Exercise details: Take the lines of the data below from the very first through the line containing "BAR_W = 0.4" and output them exactly, pictures excluded.

Data:

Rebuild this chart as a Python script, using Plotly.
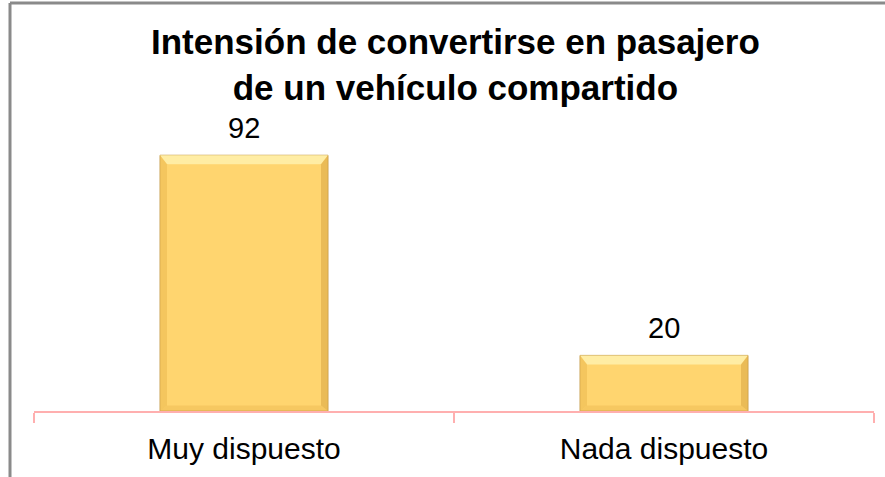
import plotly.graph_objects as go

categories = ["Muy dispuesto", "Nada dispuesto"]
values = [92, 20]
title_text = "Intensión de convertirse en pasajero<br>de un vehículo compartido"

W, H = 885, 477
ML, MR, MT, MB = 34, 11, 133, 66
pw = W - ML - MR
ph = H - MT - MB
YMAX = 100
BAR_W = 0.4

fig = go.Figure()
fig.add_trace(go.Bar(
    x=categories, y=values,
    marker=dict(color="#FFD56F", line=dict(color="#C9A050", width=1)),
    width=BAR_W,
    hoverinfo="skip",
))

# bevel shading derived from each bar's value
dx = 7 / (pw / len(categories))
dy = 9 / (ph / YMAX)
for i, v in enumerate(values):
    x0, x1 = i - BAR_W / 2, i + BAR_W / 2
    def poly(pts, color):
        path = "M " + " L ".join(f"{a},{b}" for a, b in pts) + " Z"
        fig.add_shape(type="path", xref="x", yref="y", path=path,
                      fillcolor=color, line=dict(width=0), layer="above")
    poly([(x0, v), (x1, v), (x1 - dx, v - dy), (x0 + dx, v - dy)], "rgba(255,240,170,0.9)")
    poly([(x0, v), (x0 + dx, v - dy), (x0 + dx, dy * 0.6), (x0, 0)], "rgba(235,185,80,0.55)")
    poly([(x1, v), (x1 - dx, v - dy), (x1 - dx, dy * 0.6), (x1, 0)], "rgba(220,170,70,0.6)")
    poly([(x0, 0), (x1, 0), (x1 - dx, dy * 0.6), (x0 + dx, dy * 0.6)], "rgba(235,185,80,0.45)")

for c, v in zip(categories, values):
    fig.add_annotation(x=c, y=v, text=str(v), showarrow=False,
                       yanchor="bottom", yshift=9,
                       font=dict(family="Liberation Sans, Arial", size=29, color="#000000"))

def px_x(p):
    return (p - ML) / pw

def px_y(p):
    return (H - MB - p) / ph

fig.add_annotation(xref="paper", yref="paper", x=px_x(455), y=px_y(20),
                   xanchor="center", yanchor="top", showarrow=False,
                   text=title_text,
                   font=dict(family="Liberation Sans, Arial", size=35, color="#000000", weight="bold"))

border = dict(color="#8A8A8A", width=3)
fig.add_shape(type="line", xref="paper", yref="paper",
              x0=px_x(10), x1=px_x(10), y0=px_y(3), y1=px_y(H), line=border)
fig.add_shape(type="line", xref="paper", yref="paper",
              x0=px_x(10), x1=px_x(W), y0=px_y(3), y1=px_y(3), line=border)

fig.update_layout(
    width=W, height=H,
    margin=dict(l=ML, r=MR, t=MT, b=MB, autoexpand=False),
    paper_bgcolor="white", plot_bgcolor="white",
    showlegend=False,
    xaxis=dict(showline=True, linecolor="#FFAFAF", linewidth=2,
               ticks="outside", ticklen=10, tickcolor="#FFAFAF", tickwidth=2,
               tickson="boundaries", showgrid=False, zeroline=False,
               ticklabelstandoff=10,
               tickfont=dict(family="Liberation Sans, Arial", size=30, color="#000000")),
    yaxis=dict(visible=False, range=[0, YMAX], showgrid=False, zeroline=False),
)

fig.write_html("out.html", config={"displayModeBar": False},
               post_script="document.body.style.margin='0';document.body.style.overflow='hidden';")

Complete response:
Rebuild this chart as a Python script, using Plotly.
import plotly.graph_objects as go

categories = ["Muy dispuesto", "Nada dispuesto"]
values = [92, 20]
title_text = "Intensión de convertirse en pasajero<br>de un vehículo compartido"

W, H = 885, 477
ML, MR, MT, MB = 34, 11, 133, 66
pw = W - ML - MR
ph = H - MT - MB
YMAX = 100
BAR_W = 0.4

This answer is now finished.